* start *
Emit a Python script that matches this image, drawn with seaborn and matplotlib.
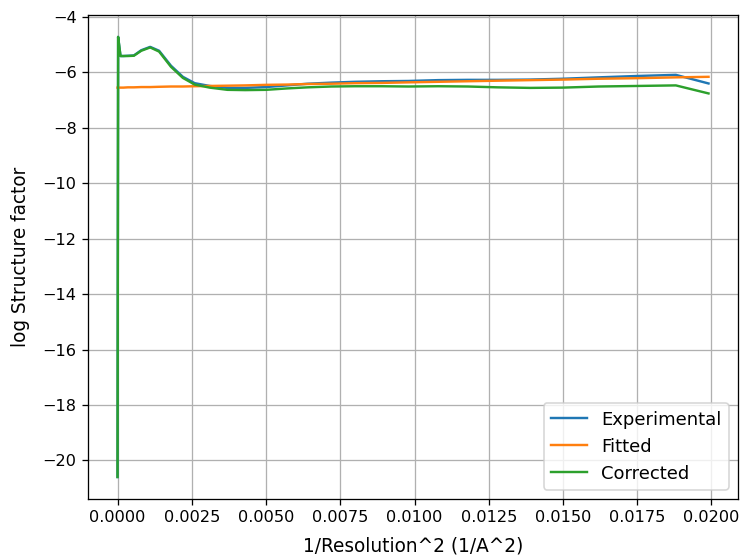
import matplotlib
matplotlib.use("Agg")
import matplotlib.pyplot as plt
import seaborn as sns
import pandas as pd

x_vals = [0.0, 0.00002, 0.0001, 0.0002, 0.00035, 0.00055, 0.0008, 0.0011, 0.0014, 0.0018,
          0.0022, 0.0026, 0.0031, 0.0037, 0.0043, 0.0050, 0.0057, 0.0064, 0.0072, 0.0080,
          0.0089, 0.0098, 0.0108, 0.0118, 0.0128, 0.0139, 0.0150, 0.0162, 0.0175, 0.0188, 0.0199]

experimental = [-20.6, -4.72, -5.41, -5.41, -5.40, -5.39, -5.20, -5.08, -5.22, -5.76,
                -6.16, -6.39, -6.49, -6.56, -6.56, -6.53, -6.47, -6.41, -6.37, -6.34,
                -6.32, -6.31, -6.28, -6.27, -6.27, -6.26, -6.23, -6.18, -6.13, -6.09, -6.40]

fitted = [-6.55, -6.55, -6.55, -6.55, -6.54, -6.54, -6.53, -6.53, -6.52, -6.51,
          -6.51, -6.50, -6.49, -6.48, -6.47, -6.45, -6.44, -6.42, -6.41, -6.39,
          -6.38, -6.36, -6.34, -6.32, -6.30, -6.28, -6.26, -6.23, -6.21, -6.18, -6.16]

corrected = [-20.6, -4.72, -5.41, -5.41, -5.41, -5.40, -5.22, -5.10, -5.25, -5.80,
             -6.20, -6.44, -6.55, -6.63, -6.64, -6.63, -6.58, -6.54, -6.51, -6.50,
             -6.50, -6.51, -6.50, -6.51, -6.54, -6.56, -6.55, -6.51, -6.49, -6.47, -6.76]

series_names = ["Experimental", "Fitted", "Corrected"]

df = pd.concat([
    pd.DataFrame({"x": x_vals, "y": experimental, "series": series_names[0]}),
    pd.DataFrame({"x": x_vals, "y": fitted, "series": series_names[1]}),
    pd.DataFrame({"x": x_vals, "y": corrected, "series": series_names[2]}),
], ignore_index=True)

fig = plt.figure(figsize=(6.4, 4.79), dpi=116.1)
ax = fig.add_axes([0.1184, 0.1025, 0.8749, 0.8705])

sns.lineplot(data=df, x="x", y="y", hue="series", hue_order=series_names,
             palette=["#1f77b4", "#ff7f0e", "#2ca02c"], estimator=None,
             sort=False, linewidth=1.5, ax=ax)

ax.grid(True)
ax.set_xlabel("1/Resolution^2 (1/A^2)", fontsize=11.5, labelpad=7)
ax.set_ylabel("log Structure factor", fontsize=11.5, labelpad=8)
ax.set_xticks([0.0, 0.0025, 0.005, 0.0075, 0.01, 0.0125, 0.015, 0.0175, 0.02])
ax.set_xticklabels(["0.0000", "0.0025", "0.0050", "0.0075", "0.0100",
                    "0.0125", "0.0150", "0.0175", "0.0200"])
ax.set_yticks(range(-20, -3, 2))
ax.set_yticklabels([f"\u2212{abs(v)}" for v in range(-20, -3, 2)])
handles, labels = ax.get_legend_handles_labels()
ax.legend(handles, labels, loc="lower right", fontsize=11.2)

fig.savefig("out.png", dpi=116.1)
* end *
* start *
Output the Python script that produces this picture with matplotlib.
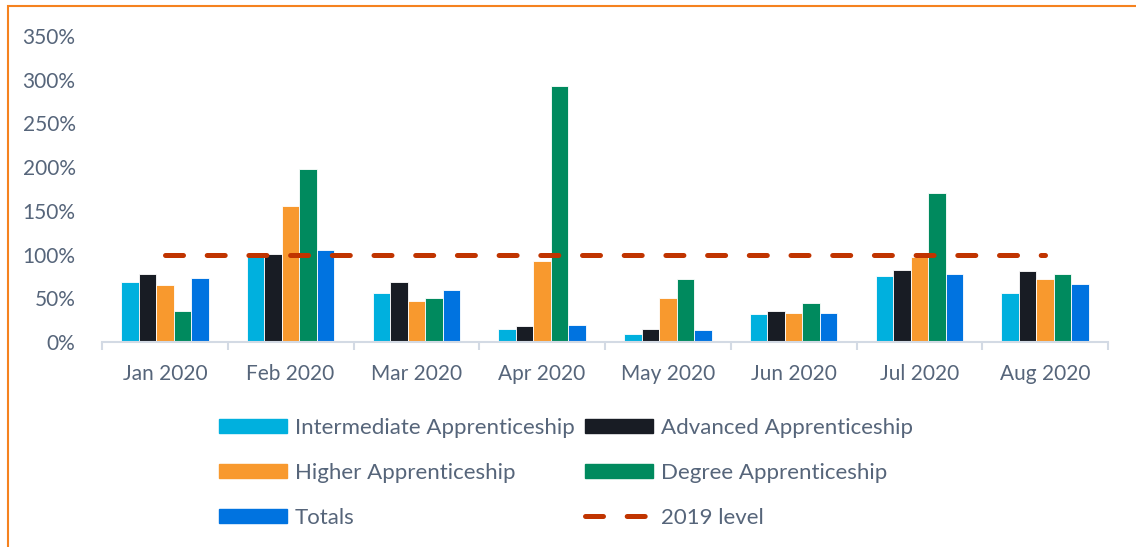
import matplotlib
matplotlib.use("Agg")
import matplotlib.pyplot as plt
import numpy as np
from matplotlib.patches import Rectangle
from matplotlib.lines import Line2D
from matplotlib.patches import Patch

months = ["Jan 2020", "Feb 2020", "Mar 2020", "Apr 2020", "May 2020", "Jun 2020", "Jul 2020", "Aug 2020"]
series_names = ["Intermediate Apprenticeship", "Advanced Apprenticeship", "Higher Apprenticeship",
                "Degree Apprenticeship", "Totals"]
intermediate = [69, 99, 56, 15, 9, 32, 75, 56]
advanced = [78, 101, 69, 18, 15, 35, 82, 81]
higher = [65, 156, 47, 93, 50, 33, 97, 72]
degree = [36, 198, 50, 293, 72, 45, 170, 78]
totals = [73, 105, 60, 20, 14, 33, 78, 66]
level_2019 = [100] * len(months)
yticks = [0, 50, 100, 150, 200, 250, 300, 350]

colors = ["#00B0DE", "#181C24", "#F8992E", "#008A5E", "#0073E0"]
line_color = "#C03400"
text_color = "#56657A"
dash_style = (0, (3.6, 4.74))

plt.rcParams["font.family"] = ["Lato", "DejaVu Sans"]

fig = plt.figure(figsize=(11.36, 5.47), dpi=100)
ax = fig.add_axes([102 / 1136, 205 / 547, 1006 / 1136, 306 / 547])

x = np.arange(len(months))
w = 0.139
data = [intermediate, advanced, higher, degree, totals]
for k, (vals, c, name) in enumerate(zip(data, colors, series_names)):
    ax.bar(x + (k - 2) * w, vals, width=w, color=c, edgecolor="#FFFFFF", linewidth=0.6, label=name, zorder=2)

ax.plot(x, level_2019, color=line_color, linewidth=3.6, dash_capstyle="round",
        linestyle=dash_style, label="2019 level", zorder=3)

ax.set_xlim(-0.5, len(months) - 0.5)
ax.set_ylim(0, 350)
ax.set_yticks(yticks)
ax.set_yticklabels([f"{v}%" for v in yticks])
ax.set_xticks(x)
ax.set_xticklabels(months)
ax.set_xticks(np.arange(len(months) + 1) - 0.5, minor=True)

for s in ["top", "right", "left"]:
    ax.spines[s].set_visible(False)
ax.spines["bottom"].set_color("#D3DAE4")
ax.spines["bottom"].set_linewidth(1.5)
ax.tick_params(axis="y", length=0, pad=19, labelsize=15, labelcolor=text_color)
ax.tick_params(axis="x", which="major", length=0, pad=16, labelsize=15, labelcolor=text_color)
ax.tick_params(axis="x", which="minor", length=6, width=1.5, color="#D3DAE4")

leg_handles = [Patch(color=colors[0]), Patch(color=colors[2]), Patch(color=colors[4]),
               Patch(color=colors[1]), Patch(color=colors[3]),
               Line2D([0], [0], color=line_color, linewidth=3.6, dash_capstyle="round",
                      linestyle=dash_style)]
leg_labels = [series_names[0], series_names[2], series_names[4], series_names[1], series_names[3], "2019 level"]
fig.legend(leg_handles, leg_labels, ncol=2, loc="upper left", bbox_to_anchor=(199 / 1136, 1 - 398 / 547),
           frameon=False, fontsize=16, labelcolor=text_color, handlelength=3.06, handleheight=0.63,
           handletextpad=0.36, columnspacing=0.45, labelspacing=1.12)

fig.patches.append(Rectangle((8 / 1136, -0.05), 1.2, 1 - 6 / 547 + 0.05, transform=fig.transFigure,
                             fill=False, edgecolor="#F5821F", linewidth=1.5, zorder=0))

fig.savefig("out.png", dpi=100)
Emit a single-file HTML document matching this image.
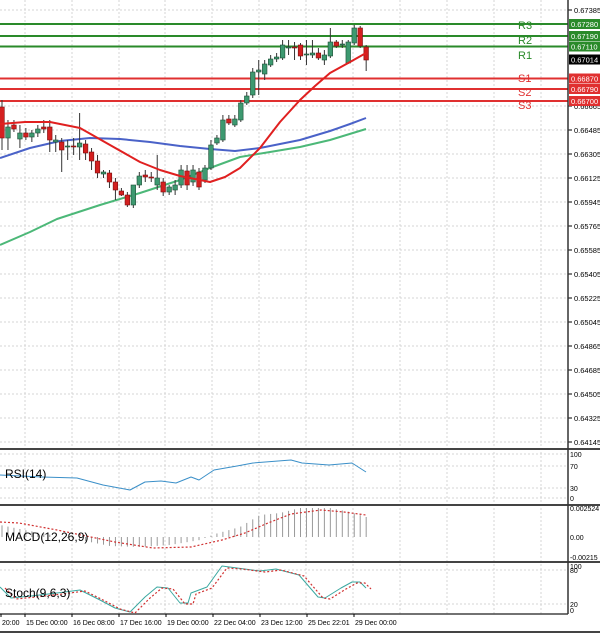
* end *
* start *
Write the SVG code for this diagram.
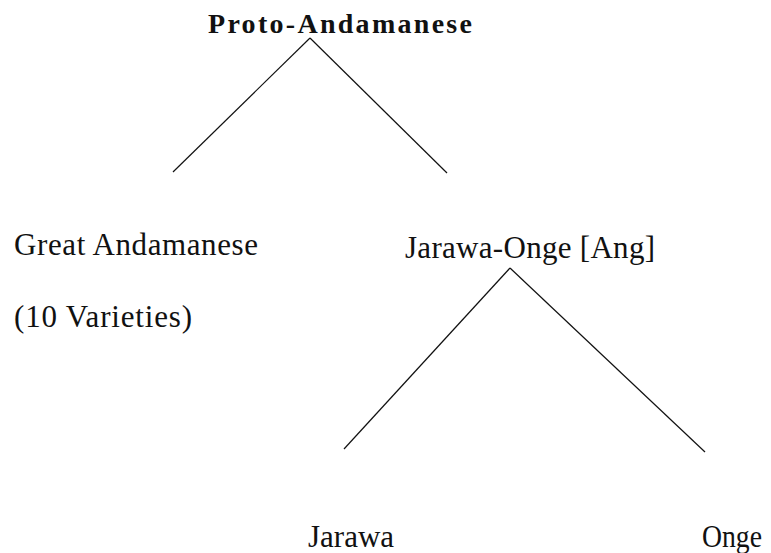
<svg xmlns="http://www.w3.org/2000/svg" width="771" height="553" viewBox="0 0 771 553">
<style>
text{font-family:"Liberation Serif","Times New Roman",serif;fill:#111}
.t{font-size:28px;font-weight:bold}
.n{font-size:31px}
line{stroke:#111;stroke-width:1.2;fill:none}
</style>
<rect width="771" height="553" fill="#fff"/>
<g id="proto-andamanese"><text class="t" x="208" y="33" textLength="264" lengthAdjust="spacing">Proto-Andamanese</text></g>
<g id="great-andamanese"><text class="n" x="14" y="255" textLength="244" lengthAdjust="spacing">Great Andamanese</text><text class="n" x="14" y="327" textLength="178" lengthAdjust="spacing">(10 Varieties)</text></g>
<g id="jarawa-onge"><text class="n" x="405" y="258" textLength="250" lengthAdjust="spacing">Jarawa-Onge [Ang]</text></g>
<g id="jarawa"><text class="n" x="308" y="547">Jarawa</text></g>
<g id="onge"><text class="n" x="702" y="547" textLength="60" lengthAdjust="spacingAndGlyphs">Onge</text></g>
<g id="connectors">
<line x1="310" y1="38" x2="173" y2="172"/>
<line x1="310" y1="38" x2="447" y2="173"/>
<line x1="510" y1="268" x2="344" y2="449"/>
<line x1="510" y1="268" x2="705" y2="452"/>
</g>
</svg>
* end *
PROBLEM TO SOLVE — Using the listing above, show each line holding the string "Python".

ANSWER BELOW —
Emit a Python script that matches this image, drawn with seaborn and matplotlib.
Output the Python script that produces this picture with matplotlib.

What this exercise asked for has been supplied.